Early in October 1941 a detachment of Sonderkommando 10b of Einsatzgruppe D arrived in Lenindorf. All the Jews were collected in the building of the rural council (or in a school building, according to one testimony). From there they were taken to silage pits 1 kilometer east of Lenindorf, forced to lie face-down in the pit, and then shot in the back of the head. According to one testimony, the Jews were forced to dig their own grave before being shot. Jews from surrounding kolkhozes were shot together with the Lenindorf Jews. The mass murder claimed the lives of about 1,000 Jews (750, according to the inscription on the monument erected after the war), about 450 of whom were from Lenindorf. The massacre was perpetrated by local auxiliaries, along with members of Sonderkommando 10b.
Related Resources
Written Testimonies
ChGK Soviet Reports
From the Testimony of M. Burshteyn about the annihilation of the Jews of Lenindorf village, October 4, 1941:
… On October 2 [1941] a small murder squad arrived in Lenindorf village (its former name was Karabulat). All the Jews were forced into the school building, where they were so crowded there was hardly any room to stand, and on the 4th [of October] their execution started. In addition to the Jews, Ukrainians and Russians, about 200 of them, lived in the village….
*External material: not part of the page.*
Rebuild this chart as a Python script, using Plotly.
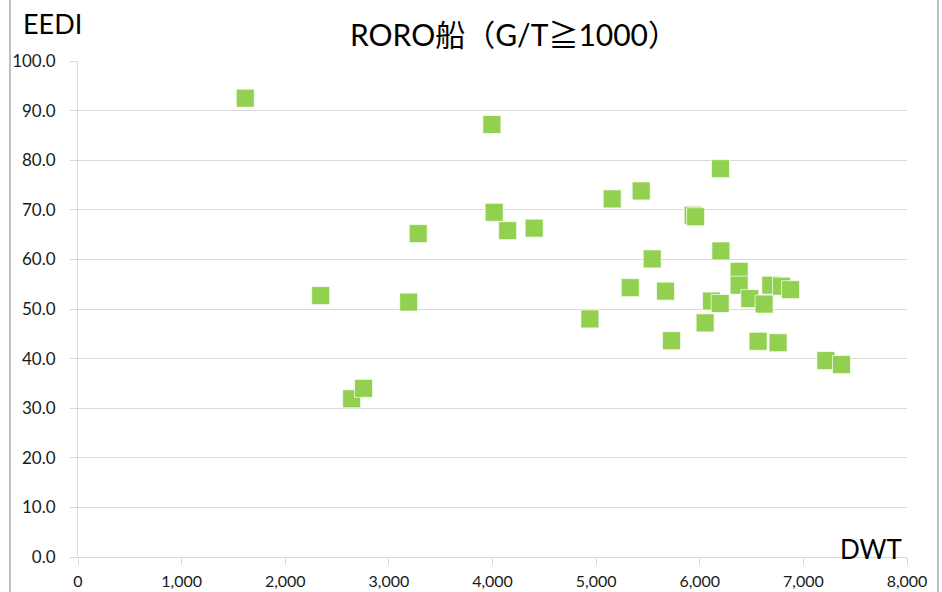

The Jews and non-Jews worked together; there was no "national question" [i.e. ethnic problem]. For this reason it was all the more terrible that it was enough for a German officer to treat several healthy young [non-Jewish] men to vodka for them to eagerly become the executioners of their former teachers, friends, and good neighbors.
Everything went according to plan: the Jews dug pits, the Germans shot the victims in the back of the head, and the [non-Jewish] neighbors leveled the "contents" of the pits in the most primitive way, by jumping in and trampling down the "contents." In 1961 a peasant woman told me that blood had been squeezed [from the ground] by the boots of those ["]laborers["], it was being pushed away but then flowed back. A basic principle was followed: there were separate pits for men and for women and children....
Yitzhak Arad, ed., The Destruction of the Jews of the USSR during the German Occupation (1941-1944), Jerusalem 1991, pp. 114-115 (Russian).